Task objective:
Will you write out the data exactly, excluding every picture?

Dataset section:
-*-

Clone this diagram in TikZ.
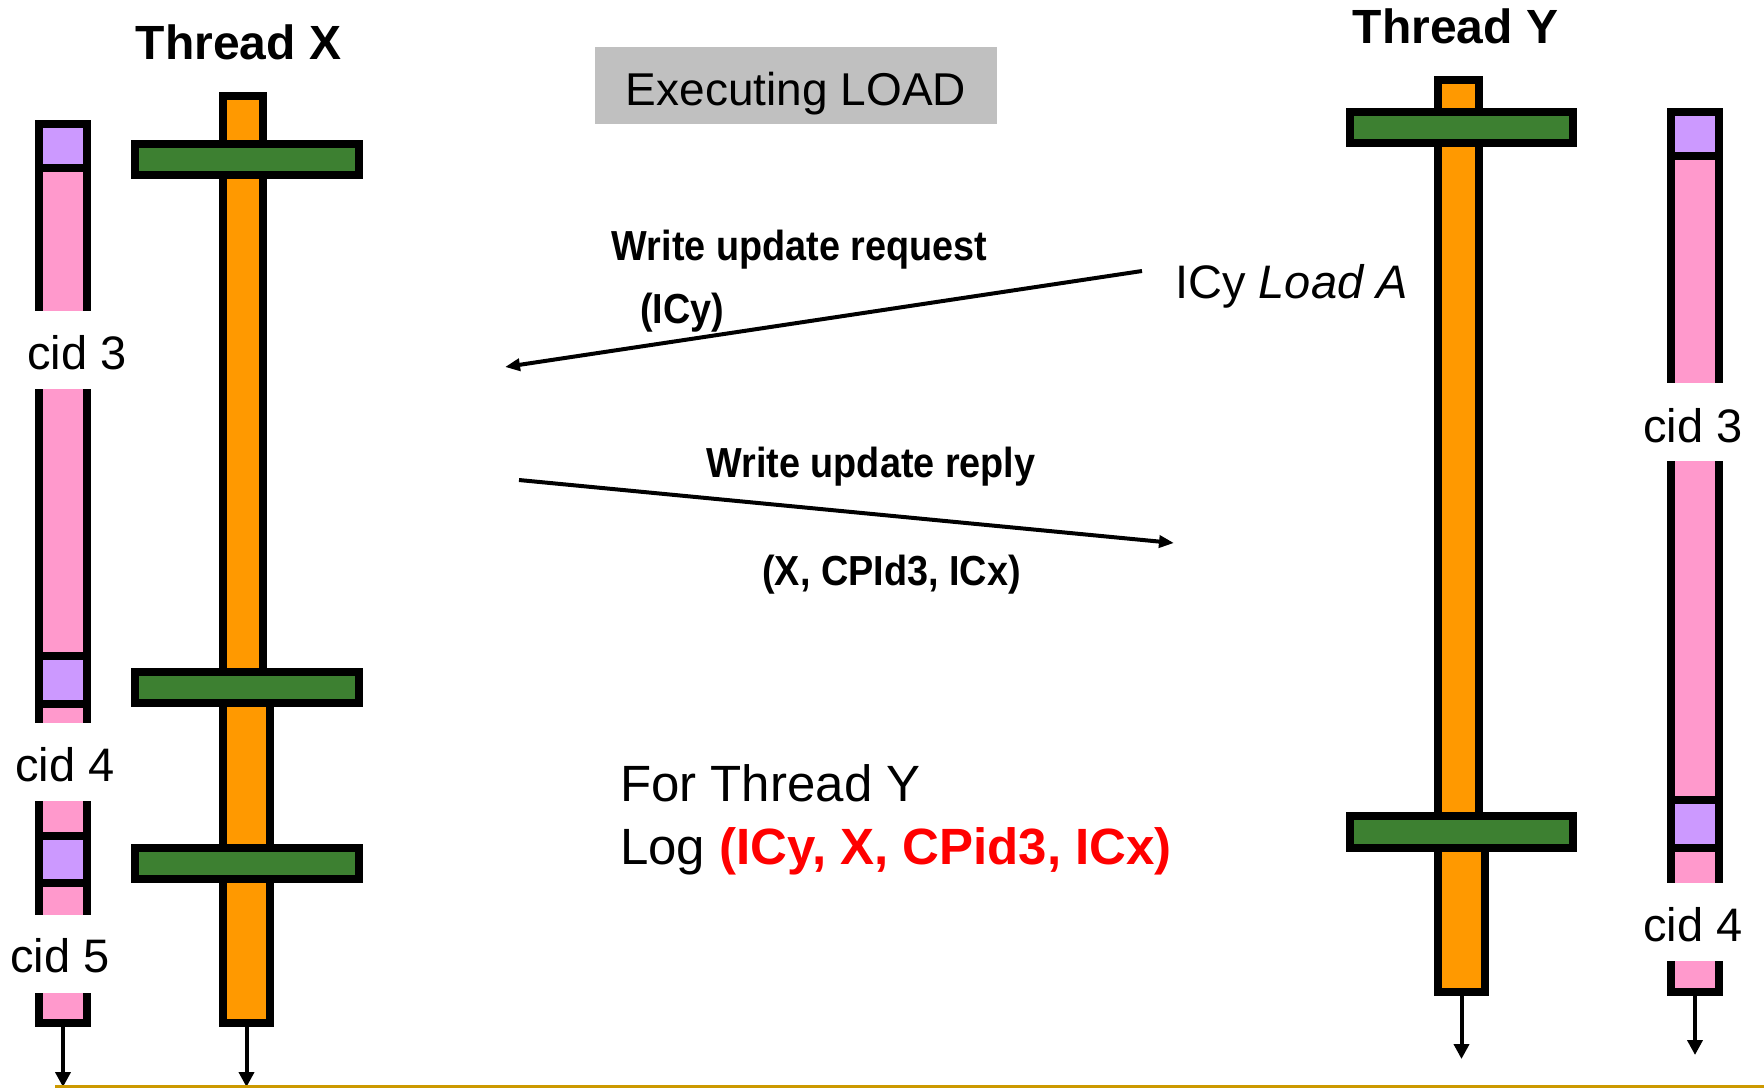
\documentclass[tikz,border=0pt]{standalone}
\usepackage{fontspec}
\setmainfont{Liberation Sans}
\newfontfamily\narrowbold[FakeStretch=0.9]{Liberation Sans Bold}
\usetikzlibrary{arrows.meta}

\definecolor{barorange}{RGB}{255,153,0}
\definecolor{bargreen}{RGB}{61,128,49}
\definecolor{cidpink}{RGB}{255,153,204}
\definecolor{cidpurple}{RGB}{204,153,255}
\definecolor{labelgray}{RGB}{192,192,192}
\definecolor{rulegold}{RGB}{204,153,0}

% box node given by the outer edge of its 8pt border: name, style, x1, y1, x2, y2
\newcommand\edgebox[6]{%
  \node[#2, anchor=north west, inner sep=0pt,
        minimum width={#5-#3-8}, minimum height={#6-#4-8}]
        (#1) at (#3,#4) {};}

\tikzset{
  outlined/.style={draw=black, line width=8pt},
  threadbar/.style={outlined, fill=barorange},
  syncbar/.style={outlined, fill=bargreen},
  cidcol/.style={outlined, fill=cidpink},
  cidcell/.style={outlined, fill=cidpurple},
  flow/.style={line width=4pt, -{Triangle[length=15pt, width=15pt]}},
  msg/.style={line width=4pt, -{Triangle[length=15pt, width=12pt]}},
  title/.style={inner sep=0pt, anchor=base, font=\fontsize{48}{58}\selectfont\bfseries},
  cidlabel/.style={inner sep=0pt, anchor=base, font=\fontsize{47}{56}\selectfont},
  msglabel/.style={inner sep=0pt, anchor=base, font=\fontsize{42}{50}\selectfont\narrowbold},
}

\begin{document}
\begin{tikzpicture}[x=1pt, y=-1pt]
  \useasboundingbox (0,0) rectangle (1764,1088);

  % ---- cid columns, pink with purple cells ----
  \edgebox{colL}{cidcol}{35}{120}{91}{1027}
  \edgebox{cellLa}{cidcell}{35}{120}{91}{172}
  \edgebox{cellLb}{cidcell}{35}{652}{91}{708}
  \edgebox{cellLc}{cidcell}{35}{832}{91}{887}
  \edgebox{colR}{cidcol}{1667}{108}{1723}{996}
  \edgebox{cellRa}{cidcell}{1667}{108}{1723}{160}
  \edgebox{cellRb}{cidcell}{1667}{796}{1723}{852}

  % gaps in the columns where the cid labels sit
  \fill[white] (28,311) rectangle (98,389);
  \fill[white] (28,723) rectangle (98,801);
  \fill[white] (28,915) rectangle (98,993);
  \fill[white] (1660,383) rectangle (1730,461);
  \fill[white] (1660,883) rectangle (1730,961);

  \node[cidlabel] (cidL3) at (77,369) {cid 3};
  \node[cidlabel] (cidL4) at (65,781) {cid 4};
  \node[cidlabel] (cidL5) at (60,972) {cid 5};
  \node[cidlabel] (cidR3) at (1693,442) {cid 3};
  \node[cidlabel] (cidR4) at (1693,941) {cid 4};

  % ---- thread X ----
  \edgebox{barXa}{threadbar}{219}{92}{267}{700}
  \edgebox{barXb}{threadbar}{219}{685}{274}{1027}
  \edgebox{syncXa}{syncbar}{131}{140}{363}{179}
  \edgebox{syncXb}{syncbar}{131}{668}{363}{707}
  \edgebox{syncXc}{syncbar}{131}{844}{363}{883}
  \node[title] (threadX) at (238.5,59) {Thread X};

  % ---- thread Y ----
  \edgebox{barYa}{threadbar}{1434}{76}{1483}{830}
  \edgebox{barYb}{threadbar}{1434}{822}{1489}{996}
  \edgebox{syncYa}{syncbar}{1346}{108}{1577}{147}
  \edgebox{syncYb}{syncbar}{1346}{812}{1577}{852}
  \node[title] (threadY) at (1455.5,43) {Thread Y};

  % ---- time arrows ----
  \coordinate (endL) at (63,1087);
  \coordinate (endX) at (246.5,1087);
  \coordinate (endY) at (1461.5,1059);
  \coordinate (endR) at (1695,1055);
  \draw[flow] (colL.south) -- (endL);
  \draw[flow] (barXb.south) -- (endX);
  \draw[flow] (barYb.south) -- (endY);
  \draw[flow] (colR.south) -- (endR);

  % ---- heading box ----
  \node[fill=labelgray, inner sep=0pt, minimum width=402, minimum height=77,
        text height=39pt, text depth=0pt, font=\fontsize{46}{55}\selectfont]
        (exec) at (796,85.5) {Executing LOAD};

  % ---- messages ----
  \node[inner sep=0pt, anchor=base west, font=\fontsize{47}{56}\selectfont]
        (loadA) at (1175,298) {ICy \textit{Load A}};
  \coordinate (reqFrom) at (1142,271);
  \coordinate (reqTo) at (505,367);
  \draw[msg] (reqFrom) -- (reqTo);
  \node[msglabel] (reqLabel) at (799.5,260) {Write update request};
  \node[msglabel] (reqArgs) at (682,323) {(ICy)};

  \coordinate (repFrom) at (519,480);
  \coordinate (repTo) at (1174,543);
  \draw[msg] (repFrom) -- (repTo);
  \node[msglabel] (repLabel) at (871,477) {Write update reply};
  \node[msglabel] (repArgs) at (891.5,585) {(X, CPId3, ICx)};

  % ---- log entry ----
  \node[inner sep=0pt, anchor=base west, font=\fontsize{51}{63}\selectfont]
        (forY) at (620,801) {For Thread Y};
  \node[inner sep=0pt, anchor=base west, font=\fontsize{51}{63}\selectfont]
        (logY) at (620,864) {Log {\bfseries\color{red}(ICy, X, CPid3, ICx)}};

  % ---- bottom rule ----
  \coordinate (ruleL) at (55,1086.5);
  \coordinate (ruleR) at (1764,1086.5);
  \draw[rulegold, line width=3pt] (ruleL) -- (ruleR);
\end{tikzpicture}
\end{document}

-*-

Response to this exercise:
Clone this diagram in TikZ.
\documentclass[tikz,border=0pt]{standalone}
\usepackage{fontspec}
\setmainfont{Liberation Sans}
\newfontfamily\narrowbold[FakeStretch=0.9]{Liberation Sans Bold}
\usetikzlibrary{arrows.meta}

\definecolor{barorange}{RGB}{255,153,0}
\definecolor{bargreen}{RGB}{61,128,49}
\definecolor{cidpink}{RGB}{255,153,204}
\definecolor{cidpurple}{RGB}{204,153,255}
\definecolor{labelgray}{RGB}{192,192,192}
\definecolor{rulegold}{RGB}{204,153,0}

% box node given by the outer edge of its 8pt border: name, style, x1, y1, x2, y2
\newcommand\edgebox[6]{%
  \node[#2, anchor=north west, inner sep=0pt,
        minimum width={#5-#3-8}, minimum height={#6-#4-8}]
        (#1) at (#3,#4) {};}

\tikzset{
  outlined/.style={draw=black, line width=8pt},
  threadbar/.style={outlined, fill=barorange},
  syncbar/.style={outlined, fill=bargreen},
  cidcol/.style={outlined, fill=cidpink},
  cidcell/.style={outlined, fill=cidpurple},
  flow/.style={line width=4pt, -{Triangle[length=15pt, width=15pt]}},
  msg/.style={line width=4pt, -{Triangle[length=15pt, width=12pt]}},
  title/.style={inner sep=0pt, anchor=base, font=\fontsize{48}{58}\selectfont\bfseries},
  cidlabel/.style={inner sep=0pt, anchor=base, font=\fontsize{47}{56}\selectfont},
  msglabel/.style={inner sep=0pt, anchor=base, font=\fontsize{42}{50}\selectfont\narrowbold},
}

\begin{document}
\begin{tikzpicture}[x=1pt, y=-1pt]
  \useasboundingbox (0,0) rectangle (1764,1088);

  % ---- cid columns, pink with purple cells ----
  \edgebox{colL}{cidcol}{35}{120}{91}{1027}
  \edgebox{cellLa}{cidcell}{35}{120}{91}{172}
  \edgebox{cellLb}{cidcell}{35}{652}{91}{708}
  \edgebox{cellLc}{cidcell}{35}{832}{91}{887}
  \edgebox{colR}{cidcol}{1667}{108}{1723}{996}
  \edgebox{cellRa}{cidcell}{1667}{108}{1723}{160}
  \edgebox{cellRb}{cidcell}{1667}{796}{1723}{852}

  % gaps in the columns where the cid labels sit
  \fill[white] (28,311) rectangle (98,389);
  \fill[white] (28,723) rectangle (98,801);
  \fill[white] (28,915) rectangle (98,993);
  \fill[white] (1660,383) rectangle (1730,461);
  \fill[white] (1660,883) rectangle (1730,961);

  \node[cidlabel] (cidL3) at (77,369) {cid 3};
  \node[cidlabel] (cidL4) at (65,781) {cid 4};
  \node[cidlabel] (cidL5) at (60,972) {cid 5};
  \node[cidlabel] (cidR3) at (1693,442) {cid 3};
  \node[cidlabel] (cidR4) at (1693,941) {cid 4};

  % ---- thread X ----
  \edgebox{barXa}{threadbar}{219}{92}{267}{700}
  \edgebox{barXb}{threadbar}{219}{685}{274}{1027}
  \edgebox{syncXa}{syncbar}{131}{140}{363}{179}
  \edgebox{syncXb}{syncbar}{131}{668}{363}{707}
  \edgebox{syncXc}{syncbar}{131}{844}{363}{883}
  \node[title] (threadX) at (238.5,59) {Thread X};

  % ---- thread Y ----
  \edgebox{barYa}{threadbar}{1434}{76}{1483}{830}
  \edgebox{barYb}{threadbar}{1434}{822}{1489}{996}
  \edgebox{syncYa}{syncbar}{1346}{108}{1577}{147}
  \edgebox{syncYb}{syncbar}{1346}{812}{1577}{852}
  \node[title] (threadY) at (1455.5,43) {Thread Y};

  % ---- time arrows ----
  \coordinate (endL) at (63,1087);
  \coordinate (endX) at (246.5,1087);
  \coordinate (endY) at (1461.5,1059);
  \coordinate (endR) at (1695,1055);
  \draw[flow] (colL.south) -- (endL);
  \draw[flow] (barXb.south) -- (endX);
  \draw[flow] (barYb.south) -- (endY);
  \draw[flow] (colR.south) -- (endR);

  % ---- heading box ----
  \node[fill=labelgray, inner sep=0pt, minimum width=402, minimum height=77,
        text height=39pt, text depth=0pt, font=\fontsize{46}{55}\selectfont]
        (exec) at (796,85.5) {Executing LOAD};

  % ---- messages ----
  \node[inner sep=0pt, anchor=base west, font=\fontsize{47}{56}\selectfont]
        (loadA) at (1175,298) {ICy \textit{Load A}};
  \coordinate (reqFrom) at (1142,271);
  \coordinate (reqTo) at (505,367);
  \draw[msg] (reqFrom) -- (reqTo);
  \node[msglabel] (reqLabel) at (799.5,260) {Write update request};
  \node[msglabel] (reqArgs) at (682,323) {(ICy)};

  \coordinate (repFrom) at (519,480);
  \coordinate (repTo) at (1174,543);
  \draw[msg] (repFrom) -- (repTo);
  \node[msglabel] (repLabel) at (871,477) {Write update reply};
  \node[msglabel] (repArgs) at (891.5,585) {(X, CPId3, ICx)};

  % ---- log entry ----
  \node[inner sep=0pt, anchor=base west, font=\fontsize{51}{63}\selectfont]
        (forY) at (620,801) {For Thread Y};
  \node[inner sep=0pt, anchor=base west, font=\fontsize{51}{63}\selectfont]
        (logY) at (620,864) {Log {\bfseries\color{red}(ICy, X, CPid3, ICx)}};

  % ---- bottom rule ----
  \coordinate (ruleL) at (55,1086.5);
  \coordinate (ruleR) at (1764,1086.5);
  \draw[rulegold, line width=3pt] (ruleL) -- (ruleR);
\end{tikzpicture}
\end{document}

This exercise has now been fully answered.